The 2010 Report of the American Psychological Association Task Force on the Sexualization of Girls suggests that focusing on how others see you, which it refers to as “self-objectification”, can be responsible for a wide range of negative effects from impaired athletic performance to lower math scores. The report also links sexualization with depression, low self-esteem and eating disorders. Of course, young boys, who are forming their ideas of masculinity and femininity at the same time as girls, are also influenced by sexualization in their attitudes, behaviours and beliefs. Rather than being pushed to be sexy, boys are vulnerable to depictions of “hyper-masculinity”, an extremely constraining gender image that values violence, toughness, a willingness to take risks and having little regard for women.

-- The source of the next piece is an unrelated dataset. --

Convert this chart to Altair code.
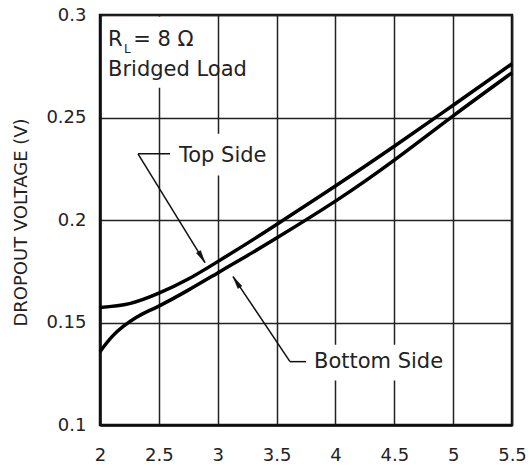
import altair as alt
import pandas as pd

# ---- data ----
x_top = [2.0, 2.25, 2.5, 2.75, 3.0, 3.25, 3.5, 4.0, 4.5, 5.0, 5.5]
y_top = [0.1573, 0.1592, 0.1643, 0.1712, 0.1797, 0.1886, 0.1978, 0.2166, 0.2360, 0.2560, 0.2762]

x_bot = [2.0, 2.1, 2.2, 2.3, 2.4, 2.5, 2.75, 3.0, 3.25, 3.5, 4.0, 4.5, 5.0, 5.5]
y_bot = [0.1358, 0.1430, 0.1482, 0.1522, 0.1553, 0.1580, 0.1658, 0.1742, 0.1826, 0.1912, 0.2092, 0.2292, 0.2508, 0.2718]

x_ticks = [2, 2.5, 3, 3.5, 4, 4.5, 5, 5.5]
y_ticks = [0.1, 0.15, 0.2, 0.25, 0.3]

# annotation anchors (data coordinates)
label_text = ["R", "L", "= 8 Ω", "Bridged Load", "Top Side", "Bottom Side"]
label_x = [2.068, 2.204, 2.282, 2.068, 2.671, 3.818]
label_y = [0.2876, 0.2834, 0.2876, 0.2730, 0.2313, 0.1305]
label_size = [21, 12, 21, 21, 21, 21]

# white boxes behind labels
box_x = [2.025, 2.637, 3.793]
box_x2 = [2.85, 3.461, 4.940]
box_y = [0.2991, 0.2421, 0.1392]
box_y2 = [0.2645, 0.2217, 0.1217]

# leader lines
lead_x = [2.323, 2.323, 3.614, 3.614]
lead_y = [0.2323, 0.2323, 0.1309, 0.1309]
lead_x2 = [2.595, 2.892, 3.750, 3.130]
lead_y2 = [0.2323, 0.1792, 0.1309, 0.1724]

# arrow tips and headings (degrees, clockwise from up)
tip_x = [2.892, 3.130]
tip_y = [0.1792, 0.1724]
tip_angle = [149, 327]

curves = pd.concat([
    pd.DataFrame({"V": x_top, "D": y_top, "side": "Top Side"}),
    pd.DataFrame({"V": x_bot, "D": y_bot, "side": "Bottom Side"}),
])
labels = pd.DataFrame({"t": label_text, "x": label_x, "y": label_y, "s": label_size})
boxes = pd.DataFrame({"x": box_x, "x2": box_x2, "y": box_y, "y2": box_y2})
leads = pd.DataFrame({"x": lead_x, "y": lead_y, "x2": lead_x2, "y2": lead_y2})
tips = pd.DataFrame({"x": tip_x, "y": tip_y, "a": tip_angle})

FONT = "DejaVu Sans"
xs = alt.Scale(domain=[2, 5.5], nice=False, zero=False)
ys = alt.Scale(domain=[0.1, 0.3], nice=False, zero=False)

xax = alt.Axis(values=x_ticks, format=".1~f", title=None, ticks=False, labelPadding=21,
               labelFontSize=18, labelFont=FONT, labelColor="#222", grid=True,
               gridColor="#222", gridWidth=1.5, domainColor="#111", domainWidth=2.5,
               labelFlush=False)
yax = alt.Axis(values=y_ticks, format=".2~f", title="DROPOUT VOLTAGE (V)", ticks=False,
               labelPadding=14, labelFontSize=18, labelFont=FONT, labelColor="#222",
               grid=True, gridColor="#222", gridWidth=1.5, domainColor="#111",
               domainWidth=2.5, titleFont=FONT, titleFontSize=18, titleFontWeight="normal",
               titleColor="#222", titleX=-79, titleY=207, titleAngle=-90,
               titleAlign="center", titleBaseline="middle", labelFlush=False)

base_x = alt.X("V:Q", scale=xs, axis=xax)
base_y = alt.Y("D:Q", scale=ys, axis=yax)

lines = alt.Chart(curves).mark_line(color="black", strokeWidth=3.5, interpolate="natural").encode(
    x=base_x, y=base_y, detail="side:N")

bg = alt.Chart(boxes).mark_rect(color="white").encode(
    x=alt.X("x:Q", scale=xs), x2="x2:Q", y=alt.Y("y:Q", scale=ys), y2="y2:Q")

lead = alt.Chart(leads).mark_rule(color="#111", strokeWidth=1.5).encode(
    x=alt.X("x:Q", scale=xs), x2="x2:Q", y=alt.Y("y:Q", scale=ys), y2="y2:Q")

heads = alt.Chart(tips).mark_point(
    shape="M0,0L0.38,2L-0.38,2Z", filled=True, fill="#111", stroke="#111", strokeWidth=0.5,
    opacity=1, size=160
).encode(x=alt.X("x:Q", scale=xs), y=alt.Y("y:Q", scale=ys), angle=alt.Angle("a:Q", scale=None))

txt = alt.Chart(labels).mark_text(align="left", baseline="middle", font=FONT, color="#222").encode(
    x=alt.X("x:Q", scale=xs), y=alt.Y("y:Q", scale=ys), text="t:N",
    size=alt.Size("s:Q", scale=None, legend=None))

chart = alt.layer(bg, lines, lead, heads, txt).properties(
    width=412, height=410,
    autosize=alt.AutoSizeParams(type="none"),
    padding={"left": 100, "top": 15, "right": 18, "bottom": 45},
    background="white",
).configure_view(stroke="#111", strokeWidth=2.5)

chart.save("out.html", embed_options={"renderer": "svg", "actions": False})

A 2013 study found that half of ads in magazines aimed at men reflected the hyper-masculine ideal: in some magazines that number rose to 90 per cent.

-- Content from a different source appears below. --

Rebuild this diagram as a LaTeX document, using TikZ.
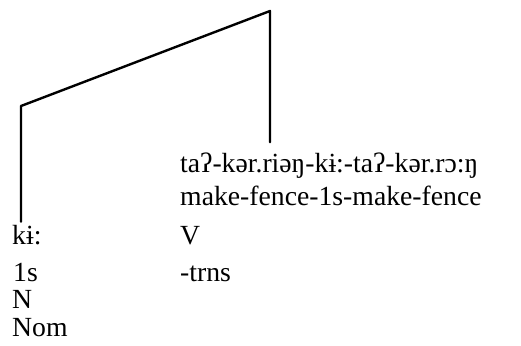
\documentclass[tikz,border=0pt]{standalone}
\usepackage{fontspec}
\setmainfont{Liberation Serif}
\usepackage{tikz}

\begin{document}
\begin{tikzpicture}[x=1pt, y=-1pt, font=\fontsize{27.7}{33}\selectfont,
    branch/.style={line width=2.4pt, line join=round, line cap=round},
    gloss/.style={anchor=base west, inner sep=0pt}]
  \useasboundingbox (0,0) rectangle (521,345);
  % Root of the tree and the bend of its left branch.
  \coordinate (root) at (270,11);
  \coordinate (bend) at (21,106);
  % Left leaf: the pronoun with its glosses.
  \node[gloss] (proForm) at (12,244) {kɨ:};
  \node[gloss] (proGloss) at (13,281) {1s};
  \node[gloss] (proCat) at (12,308) {N};
  \node[gloss] (proCase) at (12,336) {Nom};
  % Right leaf: the verb with its glosses.
  \node[gloss] (verbForm) at (180,172) {taʔ-kər.riəŋ-kɨ:-taʔ-kər.rɔ:ŋ};
  \node[gloss] (verbGloss) at (180,205) {make-fence-1s-make-fence};
  \node[gloss] (verbCat) at (180,244) {V};
  \node[gloss] (verbVal) at (180,281) {-trns};
  \draw[branch] ([yshift=3pt]proForm.north -| bend) -- (bend) -- (root)
    -- ([yshift=10pt]verbForm.north -| root);
\end{tikzpicture}
\end{document}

This isn’t an issue that’s under the radar: a 2013 survey commissioned by the Canadian Women’s Foundation found that nine in ten Canadians agree that sexualized media images are a problem for girls growing up in Canada. What’s less clear, though, is what to do about it. A good first step can be to check our own attitudes: research has shown that media effects are much more powerful when they reinforce messages kids are already getting from their parents. We can talk to our children about why this clothing is problematic. We can point out how they have many sides to their personalities – they may be artistic, athletic, compassionate, involved and a dozen other things which are all steamrollered by these clothes into a single image of “sexy”. We can encourage girls to take part in sports and other physical activities, which have been shown to reduce the impact of media messages about sex and femininity. And with older children, it’s important to be open with them in talking about healthy sexuality so that the messages they get through advertising and other media don’t define their ideas of sex or of gender roles.
It can be tempting to limit kids’ exposure to media, and this can be a good choice for younger children. But as kids get older – particularly as they reach those most vulnerable tween and early-teen years – this becomes increasingly difficult. Moreover, there’s significant evidence that parents critically co-viewing media with their kids is more effective than banning or controlling what they watch: using media as an opportunity to discuss sexualization and related issues reduces the association of sexiness with popularity.
These topics can also be addressed through media education in schools and kids can be encouraged to advocate for media portrayals that reflect who they are – like the 200,000 people who signed the petition that convinced Disney to let Merida keep her messy hair and her bow and arrow.